I let the wind pass me when I entered the coffee shop on the corner of Ovalo Guiterrez, minutes after I took off the bus with the red and white stripes written next to its name, Orion. My plan has changed and I felt little bit wicked about it but I feel wicked all the time, so I constantly feel terribly just fine thereafter. It was raining last night and when I walked out my building around six a.m, I thanked God for letting me bring my grey jumper. My grey jumper with navy blue embroidery accents placed right in the middle, formed the six letters city name: OREGON. I have never been to that city and haven´t think nor had imagine myself being there. And now I cant remember what was the reason for me to buy this jumper back when I was in Indonesia, couple years ago. But I dont consider ´reasoning´ as a vital aspect of buying things. Plus, I rarely buy things lately other than the things I eat. And the only reason why I eat is because I have to keep living. Let´s stop on that.
Some people say a cup of freshly ground coffee is what it takes to get people moving in, starting a day, a brand new day after last night´s fight with their lover, or mistress, or their one-night-stand´s partner, or their ex partner, or just themselves. I fought a lot with myself, like last night when I was irritated by my own mind. She said I should have become that twenty three years old female who should spend money on having fun, go to the party or just have a drink or two while watching live band play jazzy tunes at La Noche, the club where once I went with some Peruvians I had just met during my first month in Peru. Now I dont even remember any bit of that place. I just can´t picture myself in there, I just simply cant and why should I try to? All I wanna do right now is to take a deep breath, start sippin´ my black coffee and keep writing.

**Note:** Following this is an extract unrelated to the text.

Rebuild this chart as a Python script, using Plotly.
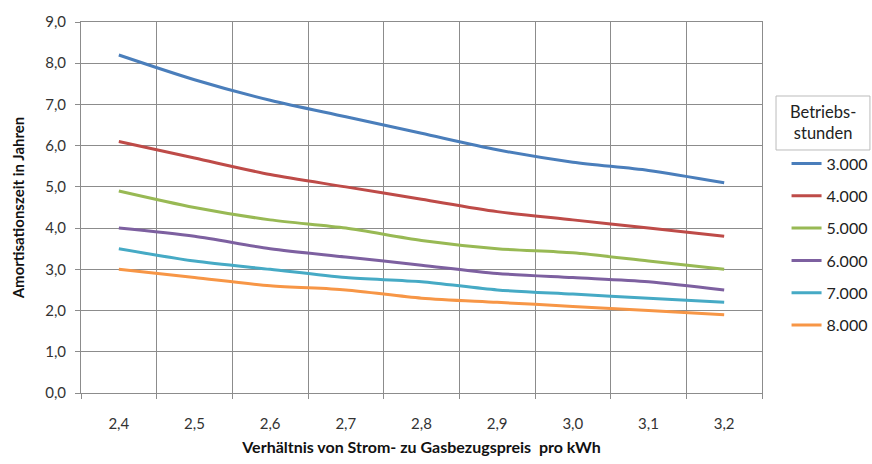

Today is today and tomorrow is a brand new day. What happened to yesterday? Why I feel so dark and dull when I think about the time that has passed? I become super romantic whenever I start to look back on memories, probably because they all died in my mind but live in my heart. And I´m a romantic at heart. How useless I would be if I keep writing when the sky ask me to go out and see how different Lima within a rainy day like this. Raining is not for Lima and I could start telling you how many times I have been here and watching over the poured water mingling mystifyingly. It wouldn´t take more than 5 fingers. In fact, they never came more than once in a month. I think it´s hard to be a romantic person in this city. Probably that´s why: The rain is just never want to come. Which is annoying, for me.